Old Deer Park, St. Johnstown, Co. Tipperary
Co. Tipperary |
Estate Features
When the six-inch Ordnance Survey mapped this corner of County Tipperary in 1840, the cartographers simply labelled it "Old Deer Park", as though its original purpose had long since passed out of living memory.
By that point, nobody seems to have been entirely sure when it was established or precisely where its boundaries lay. What survives is a landscape feature that is easy to overlook: a roughly rectangular enclosure, approximately 480 metres east to west and 640 metres north to south, with an irregular triangular extension pushing out from the northern sector.

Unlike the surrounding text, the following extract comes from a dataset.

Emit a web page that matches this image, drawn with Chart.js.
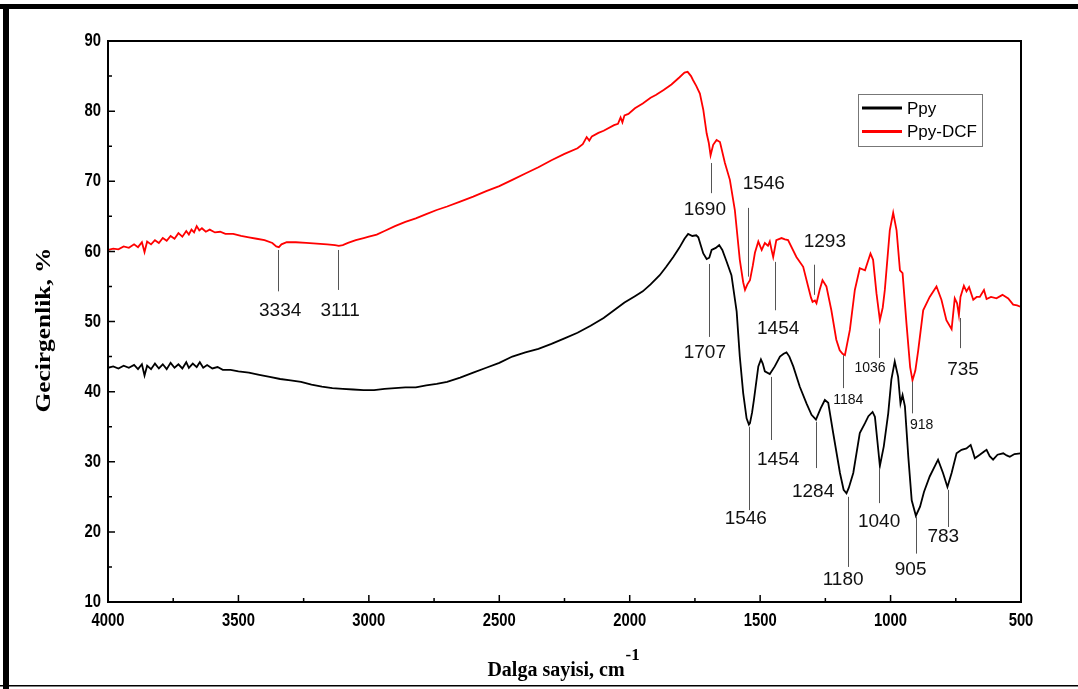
<!DOCTYPE html>
<html>
<head>
<meta charset="utf-8">
<script src="https://cdn.jsdelivr.net/npm/chart.js@4"></script>
<style>
  body { margin: 0; background: #fff; }
  #wrap { width: 1078px; height: 689px; }
</style>
</head>
<body>
<div id="wrap"><canvas id="chartCanvas" width="1078" height="689"></canvas></div>
<script>
// Ppy spectrum (black), wavenumber cm-1 / transmittance %
const ppyWave = [4000,3980,3960,3940,3920,3900,3885,3870,3860,3850,3835,3820,3805,3790,3775,3760,3745,3730,3715,3700,3690,3675,3660,3648,3635,3620,3600,3580,3560,3530,3500,3460,3420,3380,3340,3300,3260,3220,3180,3140,3100,3060,3020,2980,2940,2900,2860,2820,2780,2740,2700,2650,2600,2550,2500,2450,2400,2350,2300,2250,2200,2150,2100,2060,2020,1980,1950,1920,1885,1860,1833,1810,1790,1776,1760,1745,1737,1728,1718,1705,1695,1686,1670,1657,1645,1629,1610,1590,1578,1565,1552,1543,1539,1531,1524,1507,1497,1490,1482,1463,1444,1424,1410,1399,1388,1373,1348,1322,1303,1286,1268,1252,1239,1220,1194,1180,1169,1160,1143,1118,1098,1085,1069,1060,1051,1041,1026,1009,997,984,971,962,954,945,932,919,903,887,872,850,818,799,782,766,747,728,709,693,685,677,658,640,632,620,607,590,568,555,543,525,502];
const ppyValue = [43.4,43.6,43.3,43.7,43.4,43.8,43.2,43.9,42.3,43.7,43.2,44.0,43.3,43.9,43.2,44.1,43.4,43.9,43.3,44.2,43.4,44.0,43.5,44.2,43.4,43.8,43.3,43.5,43.1,43.1,42.9,42.7,42.4,42.1,41.8,41.6,41.4,41.0,40.7,40.5,40.4,40.3,40.2,40.2,40.4,40.5,40.6,40.6,40.9,41.1,41.4,42.0,42.7,43.4,44.1,45.0,45.6,46.1,46.8,47.6,48.4,49.4,50.5,51.6,52.7,53.6,54.3,55.3,56.6,57.8,59.2,60.5,61.8,62.5,62.2,62.3,62.0,60.9,59.7,58.9,59.1,60.2,60.5,60.9,60.2,58.6,56.6,51.4,45.0,39.8,36.2,35.3,35.5,37.0,38.8,43.6,44.6,44.0,42.9,42.5,43.6,45.0,45.4,45.6,45.0,43.6,40.7,38.3,36.7,36.0,37.6,38.8,38.4,34.1,28.4,26.0,25.5,26.3,28.4,34.1,35.5,36.5,37.1,36.4,33.1,29.4,32.2,36.9,41.7,44.3,42.1,38.3,39.5,37.9,30.7,24.5,22.3,23.6,25.7,27.9,30.3,28.4,26.4,28.4,31.2,31.7,31.9,32.4,31.5,30.5,31.0,31.5,31.7,30.8,30.3,31.0,31.2,30.9,30.7,31.1,31.2];

// Ppy-DCF spectrum (red)
const dcfWave = [4000,3980,3960,3940,3920,3900,3885,3870,3860,3850,3835,3820,3805,3790,3775,3760,3745,3730,3715,3700,3690,3680,3670,3660,3650,3640,3625,3610,3590,3570,3550,3520,3490,3460,3430,3400,3370,3355,3345,3335,3315,3280,3240,3200,3160,3130,3115,3100,3080,3050,3020,3000,2970,2940,2900,2860,2820,2780,2740,2700,2650,2600,2550,2500,2450,2400,2350,2300,2250,2200,2180,2165,2155,2145,2120,2100,2060,2045,2035,2028,2020,2005,1980,1950,1920,1900,1870,1840,1810,1790,1778,1765,1757,1745,1731,1718,1705,1697,1690,1680,1667,1654,1635,1616,1597,1578,1565,1558,1549,1539,1528,1520,1507,1494,1482,1470,1463,1455,1450,1442,1438,1418,1405,1393,1361,1335,1316,1305,1299,1290,1284,1272,1261,1246,1227,1208,1195,1184,1175,1156,1137,1118,1098,1077,1067,1054,1041,1030,1022,1003,990,977,964,954,939,925,916,905,894,875,850,824,805,786,766,754,745,738,732,719,709,699,683,670,658,642,632,615,594,571,549,530,515,502];
const dcfValue = [60.2,60.4,60.3,60.7,60.5,61.0,60.6,61.3,59.9,61.4,61.0,61.6,61.2,61.9,61.5,62.2,61.8,62.6,62.1,62.9,62.4,63.1,62.7,63.6,63.0,63.3,62.8,63.1,62.7,62.8,62.5,62.5,62.2,62.0,61.8,61.6,61.2,60.7,60.6,61.0,61.3,61.3,61.2,61.1,61.0,60.9,60.8,60.9,61.2,61.6,61.9,62.1,62.4,62.9,63.6,64.2,64.7,65.3,65.9,66.4,67.1,67.8,68.6,69.3,70.2,71.1,72.0,73.0,73.9,74.7,75.3,76.3,75.8,76.4,76.9,77.2,78.0,78.2,79.1,78.4,79.4,79.6,80.4,81.1,81.9,82.3,83.0,83.8,84.8,85.5,85.6,85.0,84.4,83.6,82.5,80.2,76.8,75.5,73.7,75.2,75.9,75.6,72.6,70.2,65.9,58.8,55.6,54.5,55.3,55.9,58.0,59.8,61.4,60.2,61.2,60.8,61.4,60.0,59.2,60.8,61.6,61.9,61.7,61.6,59.2,57.8,55.0,53.4,52.8,53.0,52.6,54.5,55.9,55.0,51.6,47.4,45.9,45.4,45.2,48.8,54.5,57.6,57.3,59.7,58.8,54.0,50.2,52.0,54.5,63.0,65.5,63.0,57.3,56.9,49.7,43.5,41.6,43.0,45.9,51.6,53.5,55.0,53.1,50.2,48.9,53.3,52.6,50.9,53.5,55.1,54.3,54.9,53.1,53.5,53.5,54.5,53.2,53.5,53.3,53.8,53.3,52.4,52.3,52.1];

const seriesNames = ['Ppy', 'Ppy-DCF'];
const xTicks = [4000, 3500, 3000, 2500, 2000, 1500, 1000, 500];
const yTicks = [10, 20, 30, 40, 50, 60, 70, 80, 90];

// peak marks: label, wavenumber of the line, line top/bottom (%), label position (cm-1, %), small text
const peakText  = ['3334','3111','1690','1546','1454','1293','1707','1546','1454','1284','1184','1180','1036','1040','918','905','783','735'];
const peakWave  = [3347,3117,1689,1548,1442,1293,1695,1542,1459,1286,1184,1165,1044,1044,916,903,779,734];
const peakTop   = [60.2,60.2,72.6,66.2,58.5,58.1,58.2,35.0,42.1,35.7,45.2,25.0,49.0,29.1,41.4,22.2,26.0,50.5];
const peakBot   = [54.3,54.5,68.3,56.4,51.6,53.8,47.8,23.1,33.1,29.1,40.5,15.0,44.8,24.1,36.9,16.9,20.7,46.2];
const labelWave = [3340,3110,1712,1486,1431,1252,1712,1555,1431,1297,1162,1182,1079,1044,881,923,798,722];
const labelVal  = [51.6,51.6,65.9,69.7,49.0,61.4,45.5,21.9,30.3,25.7,38.8,13.1,43.3,21.5,35.2,14.6,19.3,43.1];
const labelSmall = [false,false,false,false,false,false,false,false,false,false,true,false,true,false,true,false,false,false];

const toPoints = (w, v) => w.map((x, i) => ({ x: x, y: v[i] }));

// condensed bold tick text (no narrow font installed, so squeeze a normal one)
function narrowText(ctx, text, x, y, align) {
  const sx = 0.78;
  ctx.save();
  ctx.translate(x, y);
  ctx.scale(sx, 1);
  ctx.textAlign = align;
  ctx.fillText(text, 0, 0);
  ctx.restore();
}

const decorPlugin = {
  id: 'decor',
  beforeDraw(chart) {
    const ctx = chart.ctx;
    ctx.save();
    ctx.fillStyle = '#fff';
    ctx.fillRect(0, 0, chart.width, chart.height);
    ctx.restore();
  },
  afterDatasetsDraw(chart) {
    const ctx = chart.ctx;
    const a = chart.chartArea;
    const xs = chart.scales.x;
    const ys = chart.scales.y;
    ctx.save();

    // peak marks
    ctx.strokeStyle = '#555';
    ctx.lineWidth = 1;
    ctx.fillStyle = '#111';
    ctx.textAlign = 'center';
    ctx.textBaseline = 'middle';
    peakText.forEach((t, i) => {
      const px = Math.round(xs.getPixelForValue(peakWave[i])) + 0.5;
      ctx.beginPath();
      ctx.moveTo(px, ys.getPixelForValue(peakTop[i]));
      ctx.lineTo(px, ys.getPixelForValue(peakBot[i]));
      ctx.stroke();
      ctx.font = (labelSmall[i] ? '14px' : '19px') + " 'Liberation Sans', Arial, sans-serif";
      ctx.fillText(t, xs.getPixelForValue(labelWave[i]), ys.getPixelForValue(labelVal[i]));
    });

    // plot box
    ctx.strokeStyle = '#000';
    ctx.lineWidth = 2;
    ctx.strokeRect(a.left, a.top, a.right - a.left, a.bottom - a.top);

    // inward ticks
    ctx.lineWidth = 1.5;
    ctx.beginPath();
    for (let w = 4000; w >= 500; w -= 250) {
      const px = xs.getPixelForValue(w);
      const len = w % 500 === 0 ? 7 : 4;
      ctx.moveTo(px, a.bottom);
      ctx.lineTo(px, a.bottom - len);
    }
    for (let v = 10; v <= 90; v += 5) {
      const py = ys.getPixelForValue(v);
      const len = v % 10 === 0 ? 7 : 4;
      ctx.moveTo(a.left, py);
      ctx.lineTo(a.left + len, py);
    }
    ctx.stroke();

    // tick labels
    ctx.fillStyle = '#000';
    ctx.font = "bold 19px 'Liberation Sans', Arial, sans-serif";
    ctx.textBaseline = 'middle';
    xTicks.forEach(v => narrowText(ctx, String(v), xs.getPixelForValue(v), a.bottom + 19, 'center'));
    yTicks.forEach(v => narrowText(ctx, String(v), a.left - 7, ys.getPixelForValue(v), 'right'));

    // legend
    const lx = 858, ly = 94;
    ctx.fillStyle = '#fff';
    ctx.fillRect(lx, ly, 124, 52);
    ctx.strokeStyle = '#777';
    ctx.lineWidth = 1;
    ctx.strokeRect(lx + 0.5, ly + 0.5, 124, 52);
    ctx.font = "17px 'Liberation Sans', Arial, sans-serif";
    ctx.textAlign = 'left';
    chart.data.datasets.forEach((ds, i) => {
      const yy = ly + 14 + i * 23.5;
      ctx.strokeStyle = ds.borderColor;
      ctx.lineWidth = 3;
      ctx.beginPath();
      ctx.moveTo(lx + 4, yy);
      ctx.lineTo(lx + 44, yy);
      ctx.stroke();
      ctx.fillStyle = '#000';
      ctx.fillText(ds.label, lx + 49, yy + 1);
    });

    // axis titles
    ctx.fillStyle = '#000';
    ctx.font = "bold 21px 'Liberation Serif', 'Times New Roman', serif";
    ctx.textAlign = 'center';
    ctx.textBaseline = 'middle';
    ctx.save();
    ctx.translate(45, 330);
    ctx.rotate(-Math.PI / 2);
    const yt = 'Gecirgenlik, %';
    const sy = 165 / ctx.measureText(yt).width;
    ctx.scale(sy, 1);
    ctx.fillText(yt, 0, 0);
    ctx.restore();

    const xt = 'Dalga sayisi, cm';
    ctx.font = "bold 20px 'Liberation Serif', 'Times New Roman', serif";
    ctx.textAlign = 'left';
    ctx.textBaseline = 'alphabetic';
    const xw = ctx.measureText(xt).width;
    const x0 = 556 - xw / 2;
    ctx.fillText(xt, x0, 676);
    ctx.font = "bold 17px 'Liberation Serif', 'Times New Roman', serif";
    ctx.fillText('-1', x0 + xw + 1, 660);

    // outer frame
    ctx.fillStyle = '#000';
    ctx.fillRect(0, 4, chart.width, 5);
    ctx.fillRect(3, 4, 6, chart.height - 4);
    ctx.fillRect(0, 685, chart.width, 1.5);
    ctx.restore();
  }
};

const myChart = new Chart(document.getElementById('chartCanvas'), {
  type: 'line',
  data: {
    datasets: [
      { label: seriesNames[0], data: toPoints(ppyWave, ppyValue), borderColor: '#000000', borderWidth: 1.8, pointRadius: 0, tension: 0 },
      { label: seriesNames[1], data: toPoints(dcfWave, dcfValue), borderColor: '#ff0000', borderWidth: 1.8, pointRadius: 0, tension: 0 }
    ]
  },
  options: {
    responsive: false,
    animation: false,
    layout: { padding: { top: 41, right: 57, left: 0, bottom: 0 } },
    plugins: { legend: { display: false }, tooltip: { enabled: false } },
    scales: {
      x: {
        type: 'linear', reverse: true, min: 500, max: 4000,
        afterBuildTicks: s => { s.ticks = xTicks.map(v => ({ value: v })); },
        afterFit: s => { s.height = 87; },
        ticks: { display: false },
        grid: { display: false, drawTicks: false },
        border: { display: false }
      },
      y: {
        min: 10, max: 90,
        afterBuildTicks: s => { s.ticks = yTicks.map(v => ({ value: v })); },
        afterFit: s => { s.width = 108; },
        ticks: { display: false },
        grid: { display: false, drawTicks: false },
        border: { display: false }
      }
    }
  },
  plugins: [decorPlugin]
});
</script>
</body>
</html>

The field boundaries visible on that early map are still traceable on the ground today, possibly the original enclosing elements of a managed deer park.
Deer parks were a feature of medieval and early modern lordship across Ireland and Britain, enclosed tracts designed to hold fallow deer for hunting and to signal the wealth and authority of their owners. A reliable water source was a practical necessity, and a stream running roughly east to west through the southern portion of the rectangular area would have served that purpose here. The park is almost certainly connected to St. Johnstown Castle, which stands around 500 metres to the west of the park's probable south-western corner. The castle complex combines a medieval tower house, the kind of fortified residence common across Munster from the fifteenth century onward, with a later dwelling that Samuel Lewis, writing in 1837, described simply as a "modern house" in the ownership of a James Millet. The pairing of an older defensive structure with a more comfortable residence beside it was a common pattern as the need for fortification gradually gave way to considerations of comfort and estate management.
What is quietly unusual here is the ambiguity the place carries. By the time the Ordnance Survey arrived with their instruments, the park was already old enough to be called old, yet its origins remain unresolved. The boundaries endure, the stream still runs, and the general shape of the enclosure can still be read in the field pattern, a faint outline of an estate practice that has otherwise left almost no documentary trace.